Throughout the rest of the day, we were up and down, sometimes sitting in the grass to listen to music, sometimes on the midway for food or fresh ideas. One of the vendors sold these vitamin drinks that looked and tasted like an Orange Julius, so we got one. The energy boost was stellar, especially in that August heat when having food sitting in your belly wasn’t a great idea. But the crash from that frothy drink was terrible. So strong that my girlfriend fell asleep during Ministry’s set! I don’t remember much about the afternoon bands, though I do recall Jesus and Mary Chain being dull. The main memory I have is of a small group of guys sitting in a circle near us who lit up a joint to pass it around. Being from the Bible Belt, I wasn’t accustomed to seeing people smoke pot out in the open like that, so I must’ve been staring. One guy caught me looking, then half-smiled and shrugged. His gesture said, Hey, we’re going to smoke this thing, and you might be a narc who just busted us, but I hope not, and even if you’re not a narc, I’m not going to share with you, so it is what it is.

I also remember being thankful when the sun went down. One thing about the grass at Lakewood, there’s no shade, and it was late August. The last act to go on was Red Hot Chili Peppers. They were supporting BloodSugarSexMagick at that time and were at their peak of fame. I wasn’t really a fan, but when their videos started to come on MTV, I thought, “It’s Razzle from Suburbia. Huh . . . he plays bass in a band.” They ended their set that night with hats that were on fire, but the guitarist’s went out. I felt bad for him, because I figured that was a big part of their planned theatrics.

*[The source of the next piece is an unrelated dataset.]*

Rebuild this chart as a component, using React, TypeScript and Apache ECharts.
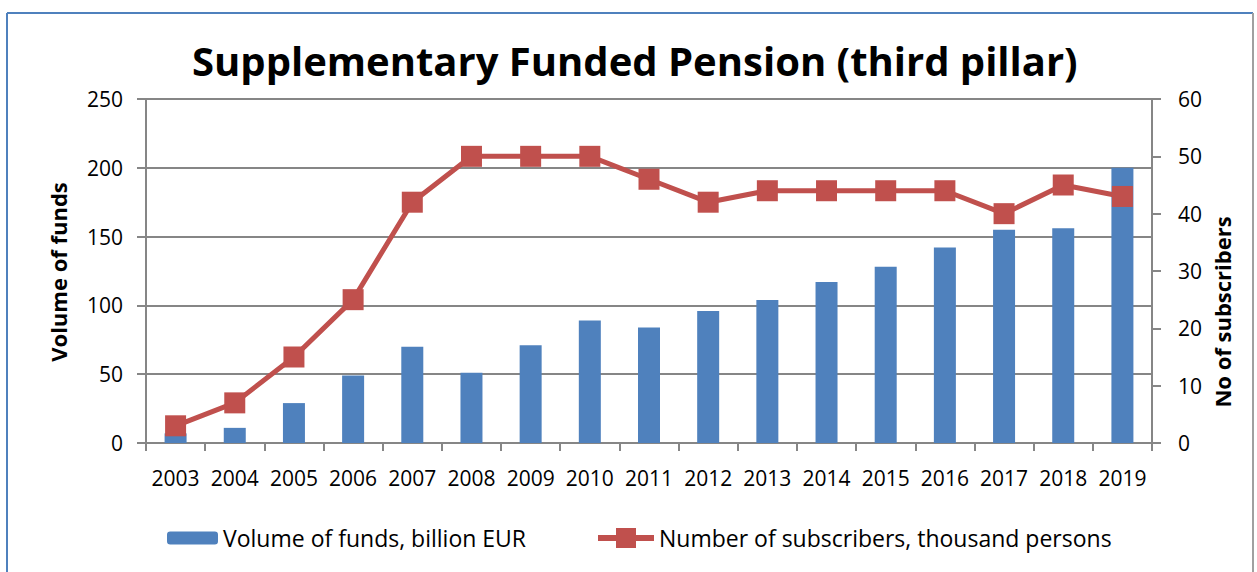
import React, { useEffect, useRef } from "react";
import * as echarts from "echarts";

const years = ["2003","2004","2005","2006","2007","2008","2009","2010","2011","2012","2013","2014","2015","2016","2017","2018","2019"];
const volumeOfFunds = [7, 11, 29, 49, 70, 51, 71, 89, 84, 96, 104, 117, 128, 142, 155, 156, 200];
const subscribers = [3, 7, 15, 25, 42, 50, 50, 50, 46, 42, 44, 44, 44, 44, 40, 45, 43];
const leftTicks = { min: 0, max: 250, interval: 50 };
const rightTicks = { min: 0, max: 60, interval: 10 };
const seriesNames = ["Volume of funds, billion EUR", "Number of subscribers, thousand persons"];

const FONT = "'Open Sans', Lato, sans-serif";
const GRID = "#868686";

export default function App() {
  const ref = useRef<HTMLDivElement>(null);
  useEffect(() => {
    if (!ref.current) return;
    const chart = echarts.init(ref.current, undefined, { renderer: "svg" });
    const legendText = { fontFamily: FONT, fontSize: 23, lineHeight: 24, color: "#000" };
    chart.setOption({
      animation: false,
      backgroundColor: "#ffffff",
      title: {
        text: "Supplementary Funded Pension (third pillar)",
        left: 187,
        top: 35,
        textStyle: { fontFamily: FONT, fontSize: 40, fontWeight: "bold", color: "#000" },
      },
      grid: { left: 146, right: 105, top: 99, bottom: 129 },
      legend: [
        {
          top: 526,
          left: 167,
          padding: 0,
          itemWidth: 51,
          itemHeight: 13,
          textStyle: legendText,
          data: [seriesNames[0]],
        },
        {
          top: 526,
          left: 595,
          padding: 0,
          itemWidth: 56,
          itemHeight: 25,
          textStyle: legendText,
          data: [{ name: seriesNames[1], lineStyle: { width: 6 } }],
        },
      ],
      xAxis: {
        type: "category",
        data: years,
        boundaryGap: true,
        axisLine: { show: true, lineStyle: { color: GRID, width: 2 } },
        axisTick: { show: true, alignWithLabel: false, length: 8, lineStyle: { color: GRID, width: 2 } },
        axisLabel: { interval: 0, margin: 24, lineHeight: 22, fontFamily: FONT, fontSize: 21, color: "#000" },
      },
      yAxis: [
        {
          type: "value",
          min: leftTicks.min,
          max: leftTicks.max,
          interval: leftTicks.interval,
          axisLine: { show: true, lineStyle: { color: GRID, width: 2 } },
          axisTick: { show: true, length: 9, lineStyle: { color: GRID, width: 2 } },
          splitLine: { show: true, lineStyle: { color: GRID, width: 2 } },
          axisLabel: { margin: 23, fontFamily: FONT, fontSize: 21, color: "#000" },
        },
        {
          type: "value",
          min: rightTicks.min,
          max: rightTicks.max,
          interval: rightTicks.interval,
          position: "right",
          axisLine: { show: true, lineStyle: { color: GRID, width: 2 } },
          axisTick: { show: true, length: 9, lineStyle: { color: GRID, width: 2 } },
          splitLine: { show: false },
          axisLabel: { margin: 26, fontFamily: FONT, fontSize: 21, color: "#000" },
        },
      ],
      series: [
        {
          name: seriesNames[0],
          type: "bar",
          data: volumeOfFunds,
          yAxisIndex: 0,
          barWidth: 22,
          itemStyle: { color: "#4F81BD" },
        },
        {
          name: seriesNames[1],
          type: "line",
          data: subscribers,
          yAxisIndex: 1,
          symbol: "rect",
          symbolSize: 21,
          lineStyle: { color: "#C0504D", width: 5 },
          itemStyle: { color: "#C0504D" },
        },
      ],
      graphic: [
        { type: "line", shape: { x1: 7, y1: 13, x2: 7, y2: 580 }, style: { stroke: "#4F81BD", lineWidth: 2 } },
        { type: "line", shape: { x1: 7, y1: 13, x2: 1253, y2: 13 }, style: { stroke: "#4F81BD", lineWidth: 2 } },
        { type: "line", shape: { x1: 1253, y1: 13, x2: 1253, y2: 580 }, style: { stroke: "#A0A0A0", lineWidth: 2 } },
        {
          type: "text",
          x: 58,
          y: 272,
          rotation: Math.PI / 2,
          style: {
            text: "Volume of funds",
            fontFamily: FONT,
            fontSize: 22,
            fontWeight: "bold",
            fill: "#000",
            align: "center",
            verticalAlign: "middle",
          },
        },
        {
          type: "text",
          x: 1222,
          y: 312,
          rotation: Math.PI / 2,
          style: {
            text: "No of subscribers",
            fontFamily: FONT,
            fontSize: 22,
            fontWeight: "bold",
            fill: "#000",
            align: "center",
            verticalAlign: "middle",
          },
        },
      ],
    });
    return () => chart.dispose();
  }, []);
  return (
    <div
      ref={ref}
      style={{ position: "absolute", left: 0, top: 0, width: 1257, height: 572 }}
    />
  );
}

Before going to Lollapalooza, the only other concert I’d ever been to was Cinderella and White Lion at our agricultural arena. It was pretty exciting when two hair-metal bands came to town in 1989, and that parking lot was full of shirtless dudes with mustaches and mullets and doo-rags. Lollapalooza in Atlanta was a whole different affair. I can’t estimate crowd sizes at all, but thousands were there that day. Every alternative personality type you can imagine: goth kids in all black, skaters in baggy pants and oversized t-shirts, white Rasta-wannabes with long dreads, punks in Docs and spikes, college hippies with hacky-sacks. And us.

That show was on a Thursday, we drove home on Friday, my eighteenth birthday was that weekend, and my first day of college classes came on Monday. Life changed then. High school was over, and so was everything that went with it. My relationship with my high school girlfriend didn’t last long into the fall, and my freshman year ended up being a disastrous series of bad decisions, knee-jerk reactions, half-understood situations, and ill-considered antics. I think sometimes that that year went so badly because, at Lollapalooza, I saw what I wanted the next phase of my life to be like, then it wasn’t like that at all. Growing up in Montgomery, Alabama was a sore disappointment to a kid with higher expectations of culture than football, NASCAR, and Bassmasters. Lollapalooza, by contrast, was the dream. But the thing about dreams is: they are brief, then they end, and reality sets back in.